__Task objective__. Extract from the listing each line in which the word "with" appears.

__Available data__.
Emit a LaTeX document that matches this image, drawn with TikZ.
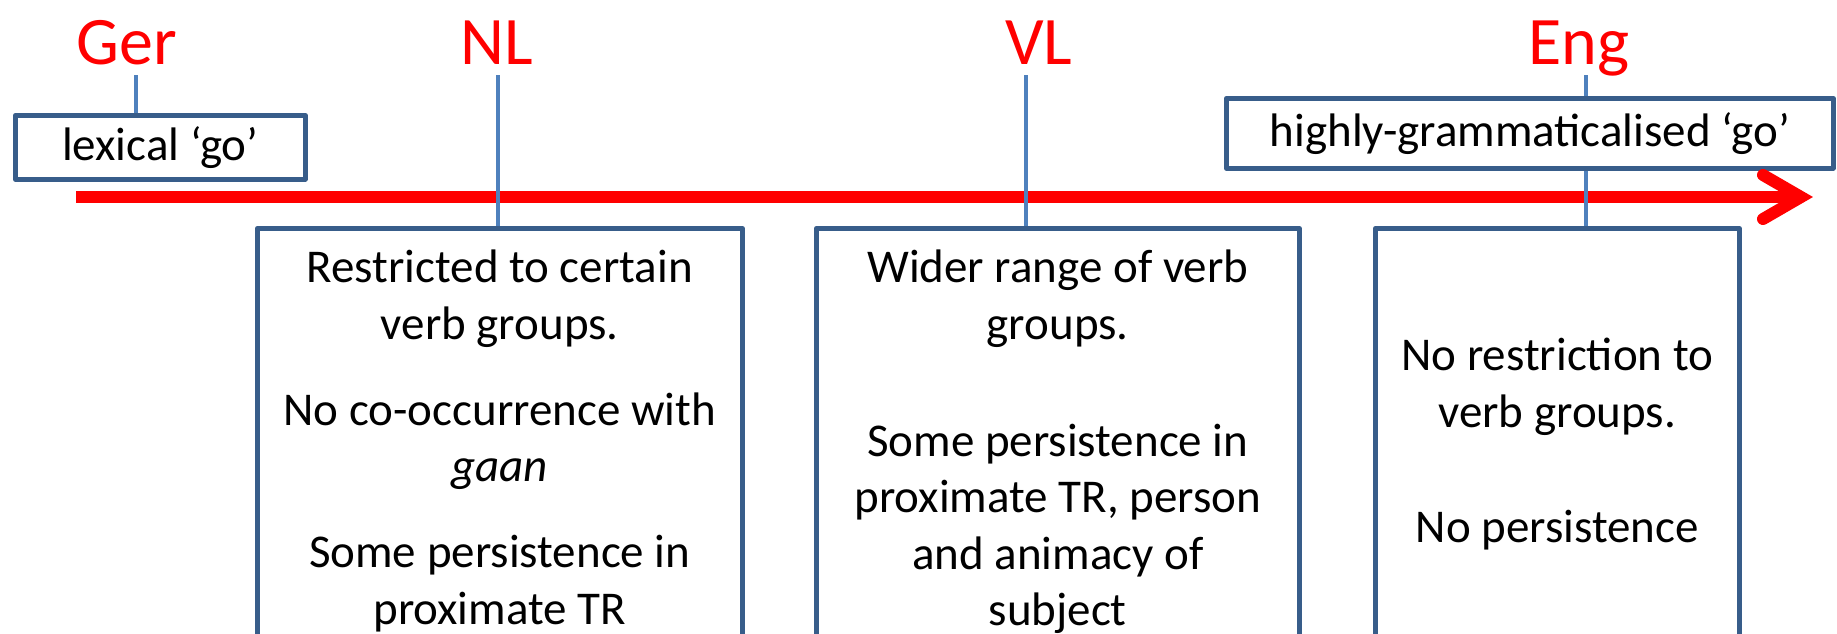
\documentclass[tikz,border=0pt]{standalone}
\usepackage{fontspec}
\setmainfont{Carlito}
\definecolor{boxblue}{HTML}{385D8A}
\definecolor{tickblue}{HTML}{4F81BD}
\definecolor{timered}{HTML}{FF0000}
\begin{document}
\begin{tikzpicture}[x=0.5pt,y=-0.5pt,
  lang/.style={text=timered,inner sep=0pt,anchor=base,
    font=\fontsize{34pt}{40pt}\selectfont},
  tick/.style={draw=tickblue,line width=2.4pt},
  stagebox/.style={draw=boxblue,line width=2.25pt,line join=round,fill=white,inner sep=0pt,
    anchor=north west,font=\fontsize{23.5pt}{28.25pt}\selectfont},
  stagetext/.style={inner sep=0pt,anchor=north,align=center,
    font=\fontsize{23.5pt}{28.25pt}\selectfont},
  timeline/.style={draw=timered,line width=6pt}]
\useasboundingbox (0,0) rectangle (1837,633);
\clip (0,0) rectangle (1837,633);

% language labels
\node[lang] (ger) at (127,64) {Ger};
\node[lang] (nl)  at (497,64) {NL};
\node[lang] (vl)  at (1039,64) {VL};
\node[lang] (eng) at (1579,64) {Eng};

% tick tops
\coordinate (gert) at (136,75);
\coordinate (nlt)  at (498,75);
\coordinate (vlt)  at (1026,75);
\coordinate (engt) at (1586,75);

% end-point boxes
\node[stagebox,minimum width=145pt,minimum height=32pt] (lex) at (13,113) {lexical ‘go’};
\node[stagebox,minimum width=303.5pt,minimum height=35pt] (high) at (1224,96) {highly-grammaticalised ‘go’};

% timeline with open arrow head
\coordinate (tstart) at (76,197);
\coordinate (ttip) at (1801,197);
\draw[timeline] (tstart) -- (ttip);
\draw[timeline,line cap=round,line join=miter] ([shift={(-38,-22)}]ttip) -- (ttip) -- ([shift={(-38,22)}]ttip);

% stage boxes
\node[stagebox,minimum width=242.5pt,minimum height=212pt] (nlbox) at (255,226) {};
\node[stagebox,minimum width=241.5pt,minimum height=212pt] (vlbox) at (814,226) {};
\node[stagebox,minimum width=182pt,minimum height=212pt] (engbox) at (1373,226) {};

% ticks
\draw[tick] (gert) -- (gert |- lex.north);
\draw[tick] (nlt) -- (nlt |- nlbox.north);
\draw[tick] (vlt) -- (vlt |- vlbox.north);
\draw[tick] (engt) -- (engt |- high.north);
\draw[tick] (engt |- high.south) -- (engt |- engbox.north);

% box texts
\node[stagetext] (nltext) at ([yshift=-8.5pt]nlbox.north) {\strut Restricted to certain\\verb groups.\\[14.75pt]No co-occurrence with\\\textit{gaan}\\[14.75pt]Some persistence in\\proximate TR};
\node[stagetext] (vltext) at ([yshift=-8.5pt]vlbox.north) {\strut Wider range of verb\\groups.\\[30.25pt]Some persistence in\\proximate TR, person\\and animacy of\\subject};
\node[stagetext] (engtext) at ([yshift=-52.5pt]engbox.north) {\strut No restriction to\\verb groups.\\[29.25pt]No persistence};
\end{tikzpicture}
\end{document}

__Task result__.
Emit a LaTeX document that matches this image, drawn with TikZ.
% timeline with open arrow head
\node[stagetext] (nltext) at ([yshift=-8.5pt]nlbox.north) {\strut Restricted to certain\\verb groups.\\[14.75pt]No co-occurrence with\\\textit{gaan}\\[14.75pt]Some persistence in\\proximate TR};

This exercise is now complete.